All the Light We Cannot See by Anthony Doer was the 2015 Pulitzer Prize for Fiction. The 544 page story is set against World War II, from 1934 to the end of the war. It tells the tale of a 6-year-old blind French girl named Marie-Laure LeBlanc and an exceptionally smart 8-year-old German orphan called Werner Pfennig.
This book immediately brought to mind The Nightingale by Kristin Hannah, due to their similar historical backgrounds. Both are war memoirs. Both books end with the deaths of good people–Isabelle and her father in The Nightingale, Werner and Marie-Laure’s father in this book.
Between the two, I would have to say Kristin Hannah is the more skilled storyteller. All the Light We Cannot See is most markedly different from The Nightingale in its inclusion of the Sea of Flames, an intriguing myth.
Doer’s novel shifts back and forth from Marie-Laure to Werner, which disrupts the continuity in the separate story arcs.
There are many deeply touching events throughout the book. The one of the most unforgettable characters is Marie-Laure’s father.
Marie-Laure’s mother died at the childbirth. She lost her eyesight at age of 6. To make up for her loss of vision and help her gain independence, her father builds a model of the town, a miniature of the city, with properly scaled replicas of the hundreds of houses, shops and hotels, etc. He also builds a model of Saint-Malo after they moved there, with “the irregular polygon of the island framed by ramparts, each of its eight hundred and sixty-five buildings in place.” The tremendous amount of love and labor poured into this model is unbelievable.
The father took the 6-year-old Marie-Laure to his office everyday. One day, he said,
“Here, ma chérie, is the path we take every morning. Through the cedars up ahead is the Grand Gallery.”
“I know, Papa.”
He picks her up and spins her around three times. “Now,” he says, “you’re going to take us home.”
Her mouth drops open.
“I want you to think of the model [of the town], Marie.”
“But I can’t possibly!”
“I’m one step behind you. I won’t let anything happen. You have your cane. You know where you are.”
“I do not!”
Marie-Laure drops her cane; she begins to cry. Her father lifts her, holds her to his narrow chest.
“It’s so big,” she whispers.
“You can do this, Marie.”
But the father never gives up, insisting that she learn to navigate the town by touch and by memory. “…in the winter of her eighth year, to Marie-Laure’s surprise, she begins to get it right.” By studying the model of the city, she has found that everything “in the model has its counterpart in the real world.”
With the ceaseless support from her father, Marie-Laure, despite her disability, grows up to be an independent and highly accomplished scientist, with great courage and intelligence. I thought of many contemporary parents who spoil their healthy children by being lax in dispensing discipline, and realized what a gift her father gave her.
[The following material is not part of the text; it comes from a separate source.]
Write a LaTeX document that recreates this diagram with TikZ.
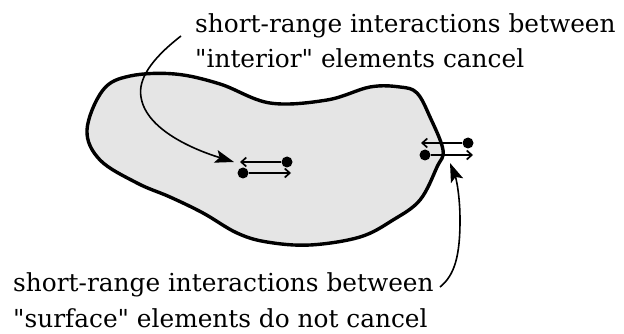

Another heartwarming passage is when Marie-Laure’s father departs for Paris, leaving her alone for the first time in her life. He promises to come back in 10 days, and “On the twentieth morning without any word from her father, Marie-Laure does not get out of bed… She becomes unreachable, sullen. She does not bathe, does not warm herself by the kitchen fire, ceases to ask if she can go outdoors. She hardly eats.” I found it difficult to hold back tears, understanding how bleak yet wanly hopeful she must have felt during those days without substantive news.
He says she is his “émerveillement”, and that he will never leave her, “not in a million years.” His father’s words come back to her. Yet, he does not come back from that separation, and has most probably died at a German concentration camp.
I would have expected Marie-Laure’s father to survive the war, but it would not be quite realistic because war means death, and death is indifferent to good and bad souls and the wishes of a little blind girl.